Direktor Jörg Böckeler aus Gütersloh eröffnet heute das Interconti

Von Dietmar Kemper
und Wolfgang Wotke
Berchtesgaden/Gütersloh (WB). Bibeln haben in Hotels Tradition. Das Fünf-Sterne-Luxushotel auf dem Obersalzberg wartet dagegen für die Gäste mit einer ungewöhnlichen Lektüre auf: »Die tödliche Utopie: Bilder, Texte, Dokumente, Daten zum Dritten Reich«.

Diese 600 Seiten dicke Aufarbeitung der Spuren, die der »Führer« Adolf Hitler und seine Helfer in der Bergwelt bei Berchtesgaden hinterließen, lässt Jörg Böckeler in allen 138 Zimmern auslegen. Der 38-Jährige aus Gütersloh ist Generaldirektor des wohl umstrittensten Hotels in Deutschland. Ist es nicht geschmacklos, wenn die Reichen der Welt nur einen Steinwurf von Hitlers Feriendomizil entfernt den Panorama-Blick genießen?

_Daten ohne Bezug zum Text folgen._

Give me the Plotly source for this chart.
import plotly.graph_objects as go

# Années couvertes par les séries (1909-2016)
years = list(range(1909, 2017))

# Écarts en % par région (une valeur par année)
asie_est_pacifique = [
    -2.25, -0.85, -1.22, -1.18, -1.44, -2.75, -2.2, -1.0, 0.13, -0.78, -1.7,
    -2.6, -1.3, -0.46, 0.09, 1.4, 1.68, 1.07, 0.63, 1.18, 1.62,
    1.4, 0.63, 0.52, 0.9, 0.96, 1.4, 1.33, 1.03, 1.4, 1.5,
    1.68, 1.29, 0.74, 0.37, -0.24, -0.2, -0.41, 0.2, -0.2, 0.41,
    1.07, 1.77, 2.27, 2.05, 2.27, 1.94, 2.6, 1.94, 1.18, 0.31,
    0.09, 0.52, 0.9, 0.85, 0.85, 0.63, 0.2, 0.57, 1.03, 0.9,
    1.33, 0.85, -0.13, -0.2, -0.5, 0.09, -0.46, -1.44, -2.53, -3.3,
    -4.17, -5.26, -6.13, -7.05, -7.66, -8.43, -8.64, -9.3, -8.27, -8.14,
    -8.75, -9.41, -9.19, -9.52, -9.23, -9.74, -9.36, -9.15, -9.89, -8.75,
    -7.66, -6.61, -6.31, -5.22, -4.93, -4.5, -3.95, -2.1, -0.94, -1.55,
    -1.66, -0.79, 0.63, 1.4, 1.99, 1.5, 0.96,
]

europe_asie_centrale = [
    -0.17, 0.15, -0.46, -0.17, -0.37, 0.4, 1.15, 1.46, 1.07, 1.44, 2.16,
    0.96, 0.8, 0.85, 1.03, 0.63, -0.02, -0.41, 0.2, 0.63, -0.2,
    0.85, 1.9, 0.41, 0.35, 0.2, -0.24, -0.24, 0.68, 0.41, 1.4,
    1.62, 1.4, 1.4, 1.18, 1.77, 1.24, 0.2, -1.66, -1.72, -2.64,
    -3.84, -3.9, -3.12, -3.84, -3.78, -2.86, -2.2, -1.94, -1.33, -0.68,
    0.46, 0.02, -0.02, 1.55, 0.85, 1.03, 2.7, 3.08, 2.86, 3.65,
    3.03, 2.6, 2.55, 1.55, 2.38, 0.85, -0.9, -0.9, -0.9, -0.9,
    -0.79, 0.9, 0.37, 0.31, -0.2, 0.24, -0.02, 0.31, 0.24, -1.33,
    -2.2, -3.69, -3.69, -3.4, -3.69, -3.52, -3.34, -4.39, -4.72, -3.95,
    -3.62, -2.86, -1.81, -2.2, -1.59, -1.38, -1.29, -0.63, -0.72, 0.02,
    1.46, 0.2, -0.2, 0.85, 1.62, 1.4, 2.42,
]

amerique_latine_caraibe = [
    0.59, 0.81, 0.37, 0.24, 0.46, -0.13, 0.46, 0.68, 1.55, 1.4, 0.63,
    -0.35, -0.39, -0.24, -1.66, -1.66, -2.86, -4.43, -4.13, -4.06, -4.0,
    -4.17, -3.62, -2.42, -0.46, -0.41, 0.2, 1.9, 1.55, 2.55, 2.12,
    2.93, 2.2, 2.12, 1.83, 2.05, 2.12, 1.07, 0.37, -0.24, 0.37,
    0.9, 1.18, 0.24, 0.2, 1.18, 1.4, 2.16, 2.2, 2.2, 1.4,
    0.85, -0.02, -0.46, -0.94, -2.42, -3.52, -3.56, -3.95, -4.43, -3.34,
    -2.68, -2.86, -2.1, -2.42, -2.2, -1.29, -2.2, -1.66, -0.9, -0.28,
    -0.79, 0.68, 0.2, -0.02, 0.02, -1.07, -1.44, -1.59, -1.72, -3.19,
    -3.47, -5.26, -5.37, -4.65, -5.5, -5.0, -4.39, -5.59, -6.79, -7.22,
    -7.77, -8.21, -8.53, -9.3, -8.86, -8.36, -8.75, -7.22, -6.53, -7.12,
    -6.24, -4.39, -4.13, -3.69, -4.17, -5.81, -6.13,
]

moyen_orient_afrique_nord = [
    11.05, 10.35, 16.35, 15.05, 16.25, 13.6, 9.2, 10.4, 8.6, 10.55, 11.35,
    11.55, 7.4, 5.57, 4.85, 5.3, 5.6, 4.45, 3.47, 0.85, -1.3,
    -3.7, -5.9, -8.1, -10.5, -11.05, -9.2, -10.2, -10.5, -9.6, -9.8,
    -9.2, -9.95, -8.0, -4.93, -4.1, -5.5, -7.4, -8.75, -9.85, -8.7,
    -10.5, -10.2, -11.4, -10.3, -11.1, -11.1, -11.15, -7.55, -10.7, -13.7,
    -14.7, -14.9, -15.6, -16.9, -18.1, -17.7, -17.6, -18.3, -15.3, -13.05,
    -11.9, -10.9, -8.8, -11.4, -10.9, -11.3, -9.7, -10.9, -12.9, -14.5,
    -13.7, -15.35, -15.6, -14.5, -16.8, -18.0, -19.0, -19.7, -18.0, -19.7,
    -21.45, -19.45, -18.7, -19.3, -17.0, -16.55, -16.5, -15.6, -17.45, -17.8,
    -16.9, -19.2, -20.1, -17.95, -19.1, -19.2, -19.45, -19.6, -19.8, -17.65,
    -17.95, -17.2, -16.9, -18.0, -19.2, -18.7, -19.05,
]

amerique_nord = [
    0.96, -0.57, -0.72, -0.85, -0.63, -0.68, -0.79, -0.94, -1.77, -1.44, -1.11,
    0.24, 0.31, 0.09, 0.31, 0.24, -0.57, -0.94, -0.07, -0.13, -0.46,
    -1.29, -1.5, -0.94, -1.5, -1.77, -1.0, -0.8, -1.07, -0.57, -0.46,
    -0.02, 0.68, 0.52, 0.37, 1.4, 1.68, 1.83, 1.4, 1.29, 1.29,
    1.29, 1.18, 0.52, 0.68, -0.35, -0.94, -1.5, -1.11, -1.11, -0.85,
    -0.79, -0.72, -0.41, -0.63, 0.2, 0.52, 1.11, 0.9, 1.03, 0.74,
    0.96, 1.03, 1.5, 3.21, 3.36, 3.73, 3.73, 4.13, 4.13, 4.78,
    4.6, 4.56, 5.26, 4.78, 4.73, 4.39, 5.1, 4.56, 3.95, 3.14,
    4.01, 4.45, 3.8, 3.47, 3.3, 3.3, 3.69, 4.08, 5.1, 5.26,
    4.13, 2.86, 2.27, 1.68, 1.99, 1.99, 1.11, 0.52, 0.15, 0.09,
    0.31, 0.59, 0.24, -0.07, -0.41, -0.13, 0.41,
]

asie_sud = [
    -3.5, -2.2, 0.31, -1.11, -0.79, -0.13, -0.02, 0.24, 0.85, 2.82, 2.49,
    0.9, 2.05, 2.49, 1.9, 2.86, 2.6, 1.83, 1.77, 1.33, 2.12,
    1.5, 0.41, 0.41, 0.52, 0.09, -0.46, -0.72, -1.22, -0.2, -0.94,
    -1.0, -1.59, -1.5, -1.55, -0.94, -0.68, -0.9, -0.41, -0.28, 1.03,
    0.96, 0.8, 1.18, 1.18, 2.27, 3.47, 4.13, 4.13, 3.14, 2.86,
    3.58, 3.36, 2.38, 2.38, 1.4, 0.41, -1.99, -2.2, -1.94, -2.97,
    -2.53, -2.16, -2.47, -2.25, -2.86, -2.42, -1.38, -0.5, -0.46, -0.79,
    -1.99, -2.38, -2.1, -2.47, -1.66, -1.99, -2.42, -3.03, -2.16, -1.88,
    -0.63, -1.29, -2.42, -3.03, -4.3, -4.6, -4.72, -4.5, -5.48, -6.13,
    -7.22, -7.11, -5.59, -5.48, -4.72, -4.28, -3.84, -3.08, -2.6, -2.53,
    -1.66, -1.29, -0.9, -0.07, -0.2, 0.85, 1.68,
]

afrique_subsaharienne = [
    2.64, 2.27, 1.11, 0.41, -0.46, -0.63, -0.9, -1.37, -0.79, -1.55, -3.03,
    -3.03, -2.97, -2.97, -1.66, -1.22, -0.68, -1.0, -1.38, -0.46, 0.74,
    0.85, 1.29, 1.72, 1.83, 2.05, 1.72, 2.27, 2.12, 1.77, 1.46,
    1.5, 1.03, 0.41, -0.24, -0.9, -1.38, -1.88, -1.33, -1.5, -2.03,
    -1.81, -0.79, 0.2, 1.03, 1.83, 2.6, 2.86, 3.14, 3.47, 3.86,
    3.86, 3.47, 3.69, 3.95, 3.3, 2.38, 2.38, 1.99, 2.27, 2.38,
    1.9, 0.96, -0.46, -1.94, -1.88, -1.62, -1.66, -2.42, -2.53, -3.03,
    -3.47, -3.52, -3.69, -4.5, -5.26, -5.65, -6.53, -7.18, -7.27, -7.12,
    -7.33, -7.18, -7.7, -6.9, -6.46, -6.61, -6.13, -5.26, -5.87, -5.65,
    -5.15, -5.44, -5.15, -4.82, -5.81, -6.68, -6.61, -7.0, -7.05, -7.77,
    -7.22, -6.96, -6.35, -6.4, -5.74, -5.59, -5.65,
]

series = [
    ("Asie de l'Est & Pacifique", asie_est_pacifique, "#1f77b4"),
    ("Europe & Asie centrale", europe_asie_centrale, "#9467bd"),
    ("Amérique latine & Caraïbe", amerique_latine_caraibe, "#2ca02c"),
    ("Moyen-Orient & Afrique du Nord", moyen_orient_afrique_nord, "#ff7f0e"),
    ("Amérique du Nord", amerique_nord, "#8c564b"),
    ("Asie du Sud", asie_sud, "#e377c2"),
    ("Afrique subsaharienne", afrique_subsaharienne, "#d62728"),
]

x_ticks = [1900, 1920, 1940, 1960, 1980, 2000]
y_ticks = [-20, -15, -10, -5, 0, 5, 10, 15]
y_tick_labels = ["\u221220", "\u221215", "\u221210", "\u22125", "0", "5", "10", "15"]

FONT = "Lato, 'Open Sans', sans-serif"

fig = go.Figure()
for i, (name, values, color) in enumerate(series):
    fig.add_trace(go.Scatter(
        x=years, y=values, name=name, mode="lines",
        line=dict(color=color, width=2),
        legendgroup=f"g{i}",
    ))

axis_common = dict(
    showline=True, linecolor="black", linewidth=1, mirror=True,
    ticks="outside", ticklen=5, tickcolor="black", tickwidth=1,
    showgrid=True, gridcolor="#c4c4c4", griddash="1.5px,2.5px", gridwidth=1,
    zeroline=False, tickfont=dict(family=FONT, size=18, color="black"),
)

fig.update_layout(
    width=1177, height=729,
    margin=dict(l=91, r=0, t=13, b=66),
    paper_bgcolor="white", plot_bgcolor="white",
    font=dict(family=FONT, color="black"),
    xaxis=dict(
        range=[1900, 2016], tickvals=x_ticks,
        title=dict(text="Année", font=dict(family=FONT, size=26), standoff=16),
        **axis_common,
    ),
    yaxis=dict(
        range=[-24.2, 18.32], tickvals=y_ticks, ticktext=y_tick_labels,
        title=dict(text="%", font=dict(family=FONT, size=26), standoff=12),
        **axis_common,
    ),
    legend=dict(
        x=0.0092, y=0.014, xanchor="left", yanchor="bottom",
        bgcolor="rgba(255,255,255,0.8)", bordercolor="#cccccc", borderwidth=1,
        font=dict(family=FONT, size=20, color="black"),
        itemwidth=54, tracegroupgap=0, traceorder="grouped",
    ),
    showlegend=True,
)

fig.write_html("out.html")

»Wir haben Erfahrung mit schwierigen Standorten«, beruhigt Böckeler und verspricht, alles zu vermeiden, um das Interconti zur Wallfahrtsstätte Ewiggestriger werden zu lassen. Die Mitarbeiter würden so geschult, dass »sie kompetent über Ort und Historie Auskunft geben können«. Deutschtümelnde Angestellte bekämen die Papiere, und die Hoteluniform weise selbstverständlich keine Ähnlichkeiten zu den Braunhemden der Nazis auf.

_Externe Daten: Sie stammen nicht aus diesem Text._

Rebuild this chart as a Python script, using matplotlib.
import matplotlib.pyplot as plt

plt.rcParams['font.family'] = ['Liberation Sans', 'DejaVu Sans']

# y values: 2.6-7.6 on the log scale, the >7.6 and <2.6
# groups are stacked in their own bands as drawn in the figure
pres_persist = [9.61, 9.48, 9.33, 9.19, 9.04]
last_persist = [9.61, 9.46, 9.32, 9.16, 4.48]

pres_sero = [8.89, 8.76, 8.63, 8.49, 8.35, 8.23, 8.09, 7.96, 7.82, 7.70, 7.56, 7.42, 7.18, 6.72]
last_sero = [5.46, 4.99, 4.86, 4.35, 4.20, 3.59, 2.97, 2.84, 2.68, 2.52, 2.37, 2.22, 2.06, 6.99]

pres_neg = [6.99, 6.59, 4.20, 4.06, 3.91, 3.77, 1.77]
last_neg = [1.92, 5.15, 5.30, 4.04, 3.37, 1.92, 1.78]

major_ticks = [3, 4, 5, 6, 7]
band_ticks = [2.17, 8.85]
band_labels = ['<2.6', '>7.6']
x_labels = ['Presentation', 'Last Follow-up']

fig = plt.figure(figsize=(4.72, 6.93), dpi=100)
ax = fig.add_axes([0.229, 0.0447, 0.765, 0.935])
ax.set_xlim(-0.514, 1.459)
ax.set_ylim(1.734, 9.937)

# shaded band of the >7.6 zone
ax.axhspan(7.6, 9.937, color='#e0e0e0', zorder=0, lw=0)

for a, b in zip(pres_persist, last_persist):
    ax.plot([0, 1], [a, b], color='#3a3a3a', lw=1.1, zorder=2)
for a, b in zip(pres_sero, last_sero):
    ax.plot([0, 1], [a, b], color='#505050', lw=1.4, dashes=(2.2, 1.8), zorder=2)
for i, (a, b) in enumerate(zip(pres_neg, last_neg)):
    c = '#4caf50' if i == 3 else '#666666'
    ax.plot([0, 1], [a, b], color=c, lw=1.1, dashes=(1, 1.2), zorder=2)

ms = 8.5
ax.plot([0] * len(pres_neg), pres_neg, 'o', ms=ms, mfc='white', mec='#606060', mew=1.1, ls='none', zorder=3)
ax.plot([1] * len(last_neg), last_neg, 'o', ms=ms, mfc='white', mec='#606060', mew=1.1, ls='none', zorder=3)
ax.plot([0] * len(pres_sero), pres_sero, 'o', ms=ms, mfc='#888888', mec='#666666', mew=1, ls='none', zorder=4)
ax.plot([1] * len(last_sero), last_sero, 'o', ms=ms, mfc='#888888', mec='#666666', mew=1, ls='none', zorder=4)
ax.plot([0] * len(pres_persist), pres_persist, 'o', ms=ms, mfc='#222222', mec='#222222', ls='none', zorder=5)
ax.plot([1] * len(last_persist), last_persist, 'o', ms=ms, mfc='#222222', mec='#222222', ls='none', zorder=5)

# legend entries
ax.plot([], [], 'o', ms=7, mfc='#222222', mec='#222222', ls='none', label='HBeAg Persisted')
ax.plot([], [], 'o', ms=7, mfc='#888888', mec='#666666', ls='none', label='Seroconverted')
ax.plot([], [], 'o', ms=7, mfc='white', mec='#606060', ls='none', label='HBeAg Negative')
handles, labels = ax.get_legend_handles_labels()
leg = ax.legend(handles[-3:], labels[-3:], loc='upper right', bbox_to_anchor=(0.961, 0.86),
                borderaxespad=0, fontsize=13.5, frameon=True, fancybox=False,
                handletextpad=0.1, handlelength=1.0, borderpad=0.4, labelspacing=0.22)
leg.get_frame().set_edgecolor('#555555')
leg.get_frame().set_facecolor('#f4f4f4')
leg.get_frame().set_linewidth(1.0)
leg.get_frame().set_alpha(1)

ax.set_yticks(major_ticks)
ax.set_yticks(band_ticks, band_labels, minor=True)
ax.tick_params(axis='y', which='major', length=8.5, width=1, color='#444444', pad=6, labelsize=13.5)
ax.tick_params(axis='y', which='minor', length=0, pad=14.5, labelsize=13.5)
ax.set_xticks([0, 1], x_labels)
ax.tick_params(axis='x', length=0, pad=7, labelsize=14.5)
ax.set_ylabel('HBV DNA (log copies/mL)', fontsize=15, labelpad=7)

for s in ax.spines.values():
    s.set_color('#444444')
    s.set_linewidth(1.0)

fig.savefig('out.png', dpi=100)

Böckeler habe immer ein Hotel leiten wollen, erzählte seine Mutter dieser Zeitung. Der zielstrebige Mann lernte in der Nobeladresse »Traube Tonbach« im Schwarzwald, studierte in Oxford Hotelfach und war in den letzten Jahren Hausdirektor im Interconti Wien und Frankfurt. Auf dem Obersalzberg stattet der mit einer Deutsch-Amerikanerin verheiratete Chef die Zimmer mit Möbeln von Interlübke aus Rheda-Wiedenbrück aus. Billig ist der Aufenthalt in der Nobelherberge mit Golfplatz nicht: Je nach Zimmer oder Suite werden 200 bis 2500 Euro fällig.

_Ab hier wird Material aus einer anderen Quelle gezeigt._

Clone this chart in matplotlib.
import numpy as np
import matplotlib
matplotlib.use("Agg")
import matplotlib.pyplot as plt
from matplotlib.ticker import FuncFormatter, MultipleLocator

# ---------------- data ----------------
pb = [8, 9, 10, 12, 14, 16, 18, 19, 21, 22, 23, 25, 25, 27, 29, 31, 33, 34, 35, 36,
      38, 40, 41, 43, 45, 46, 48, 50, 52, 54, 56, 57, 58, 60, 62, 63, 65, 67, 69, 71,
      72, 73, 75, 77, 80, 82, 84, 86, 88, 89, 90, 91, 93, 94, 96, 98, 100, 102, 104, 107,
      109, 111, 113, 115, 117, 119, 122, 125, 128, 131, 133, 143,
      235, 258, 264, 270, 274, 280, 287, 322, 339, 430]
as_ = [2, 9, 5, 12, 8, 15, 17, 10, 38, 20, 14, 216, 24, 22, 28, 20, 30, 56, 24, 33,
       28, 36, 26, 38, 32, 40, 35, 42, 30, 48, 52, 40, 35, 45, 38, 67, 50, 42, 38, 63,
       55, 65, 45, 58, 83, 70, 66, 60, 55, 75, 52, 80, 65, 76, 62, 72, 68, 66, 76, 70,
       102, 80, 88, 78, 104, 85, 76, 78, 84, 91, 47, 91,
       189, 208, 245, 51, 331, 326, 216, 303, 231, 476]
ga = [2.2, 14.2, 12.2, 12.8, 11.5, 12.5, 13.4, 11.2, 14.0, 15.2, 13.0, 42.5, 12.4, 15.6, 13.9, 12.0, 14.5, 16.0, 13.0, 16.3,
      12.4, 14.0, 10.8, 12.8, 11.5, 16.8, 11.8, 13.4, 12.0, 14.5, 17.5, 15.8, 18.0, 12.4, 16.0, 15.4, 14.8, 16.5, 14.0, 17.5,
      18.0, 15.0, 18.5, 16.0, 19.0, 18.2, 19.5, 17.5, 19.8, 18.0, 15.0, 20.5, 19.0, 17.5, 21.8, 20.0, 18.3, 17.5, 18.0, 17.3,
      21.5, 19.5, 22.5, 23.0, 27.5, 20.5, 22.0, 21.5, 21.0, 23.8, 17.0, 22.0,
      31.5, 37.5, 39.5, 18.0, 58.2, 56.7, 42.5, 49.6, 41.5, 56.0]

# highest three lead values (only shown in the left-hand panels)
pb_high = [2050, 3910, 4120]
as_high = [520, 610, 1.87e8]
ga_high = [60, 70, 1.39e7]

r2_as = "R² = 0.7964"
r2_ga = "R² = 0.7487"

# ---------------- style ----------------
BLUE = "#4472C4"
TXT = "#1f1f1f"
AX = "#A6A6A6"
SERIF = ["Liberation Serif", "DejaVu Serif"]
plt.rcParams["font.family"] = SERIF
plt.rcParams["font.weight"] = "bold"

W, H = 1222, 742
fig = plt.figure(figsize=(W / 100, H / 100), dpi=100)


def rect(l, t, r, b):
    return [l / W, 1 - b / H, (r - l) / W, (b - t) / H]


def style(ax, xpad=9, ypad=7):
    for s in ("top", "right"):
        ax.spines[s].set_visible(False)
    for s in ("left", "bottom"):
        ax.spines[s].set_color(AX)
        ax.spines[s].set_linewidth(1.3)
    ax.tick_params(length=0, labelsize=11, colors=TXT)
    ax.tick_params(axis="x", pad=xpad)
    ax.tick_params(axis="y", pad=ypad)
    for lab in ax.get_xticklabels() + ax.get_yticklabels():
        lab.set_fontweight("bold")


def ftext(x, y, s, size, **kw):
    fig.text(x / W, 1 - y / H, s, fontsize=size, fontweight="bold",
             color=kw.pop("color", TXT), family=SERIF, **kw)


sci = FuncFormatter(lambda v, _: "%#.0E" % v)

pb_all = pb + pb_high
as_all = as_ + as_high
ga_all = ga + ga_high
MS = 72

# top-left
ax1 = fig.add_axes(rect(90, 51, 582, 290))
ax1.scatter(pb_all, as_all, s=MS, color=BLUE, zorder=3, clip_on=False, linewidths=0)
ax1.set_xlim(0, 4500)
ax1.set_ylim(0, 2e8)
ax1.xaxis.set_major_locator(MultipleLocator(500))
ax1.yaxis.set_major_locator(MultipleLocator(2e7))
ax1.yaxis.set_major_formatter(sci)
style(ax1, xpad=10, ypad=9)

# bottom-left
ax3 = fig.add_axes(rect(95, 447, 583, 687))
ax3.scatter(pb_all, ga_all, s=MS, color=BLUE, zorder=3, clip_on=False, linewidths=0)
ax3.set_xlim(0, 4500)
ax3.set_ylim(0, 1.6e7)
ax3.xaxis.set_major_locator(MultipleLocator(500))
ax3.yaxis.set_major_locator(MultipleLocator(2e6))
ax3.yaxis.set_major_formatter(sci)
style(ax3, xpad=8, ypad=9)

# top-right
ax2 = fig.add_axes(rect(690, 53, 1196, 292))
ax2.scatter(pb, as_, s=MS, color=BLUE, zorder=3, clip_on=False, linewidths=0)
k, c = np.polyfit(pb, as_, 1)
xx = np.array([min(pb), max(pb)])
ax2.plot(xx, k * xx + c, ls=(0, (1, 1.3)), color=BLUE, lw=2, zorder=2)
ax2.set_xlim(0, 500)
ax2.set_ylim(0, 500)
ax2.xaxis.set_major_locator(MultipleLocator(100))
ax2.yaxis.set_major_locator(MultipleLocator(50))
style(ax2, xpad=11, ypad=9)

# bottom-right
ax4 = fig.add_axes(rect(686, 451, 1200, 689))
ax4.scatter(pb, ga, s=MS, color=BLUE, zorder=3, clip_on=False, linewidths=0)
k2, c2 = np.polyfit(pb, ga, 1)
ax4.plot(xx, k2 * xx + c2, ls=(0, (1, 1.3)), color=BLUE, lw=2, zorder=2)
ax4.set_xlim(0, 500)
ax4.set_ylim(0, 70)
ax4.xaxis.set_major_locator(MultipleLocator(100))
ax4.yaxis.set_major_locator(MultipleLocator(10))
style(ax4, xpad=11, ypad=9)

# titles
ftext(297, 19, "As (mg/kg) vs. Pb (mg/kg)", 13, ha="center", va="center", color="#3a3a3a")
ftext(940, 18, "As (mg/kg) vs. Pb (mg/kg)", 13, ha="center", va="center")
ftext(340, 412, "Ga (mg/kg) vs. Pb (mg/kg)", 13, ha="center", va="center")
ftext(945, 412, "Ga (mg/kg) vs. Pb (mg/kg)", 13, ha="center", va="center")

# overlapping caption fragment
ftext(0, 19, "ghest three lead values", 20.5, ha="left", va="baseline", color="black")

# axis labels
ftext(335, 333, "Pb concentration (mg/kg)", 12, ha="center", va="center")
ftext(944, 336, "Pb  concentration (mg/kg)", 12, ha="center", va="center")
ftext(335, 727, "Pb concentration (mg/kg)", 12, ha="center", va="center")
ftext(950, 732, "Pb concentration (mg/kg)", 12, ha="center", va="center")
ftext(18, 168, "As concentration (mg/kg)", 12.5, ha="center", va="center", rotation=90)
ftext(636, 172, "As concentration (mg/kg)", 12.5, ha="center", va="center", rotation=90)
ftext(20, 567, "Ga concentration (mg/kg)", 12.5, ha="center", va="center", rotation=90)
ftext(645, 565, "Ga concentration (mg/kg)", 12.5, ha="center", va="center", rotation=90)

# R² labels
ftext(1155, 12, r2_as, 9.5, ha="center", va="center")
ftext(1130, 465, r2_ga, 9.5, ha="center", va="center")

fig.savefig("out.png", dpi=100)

Ganz in der Nähe des Hotelkomplexes, in einem ehemaligen Gästehaus der Nazis, hatte das Münchener »Institut für Zeitgeschichte« am 20. Oktober 1999 ein Dokumentationszentrum eingerichtet. Die gut 500 000 Menschen, die es bislang besucht haben, wissen, dass der Obersalzberg seit 1943 vom Feriendomizil zur Machtzentrale ausgebaut wurde, dort Hermann Göring, Albert Speer und Martin Bormann ein- und ausgingen und hier nach Hitlers Worten »alle meine großen Pläne entstanden«.
Darf dort angesichts der weitreichenden politischen Bedeutung also kein Luxushotel stehen? »Dokumentationszentren leben von Besuchern, das Hotel könnte für mehr Gäste sorgen«, meint Werner Busch aus Schloß Holte-Stukenbrock. Er betreut das Dokumentationszentrum »Stalag 326« in Stukenbrock-Senne, das an die im Zweiten Weltkrieg umgekommenen russischen Soldaten erinnert.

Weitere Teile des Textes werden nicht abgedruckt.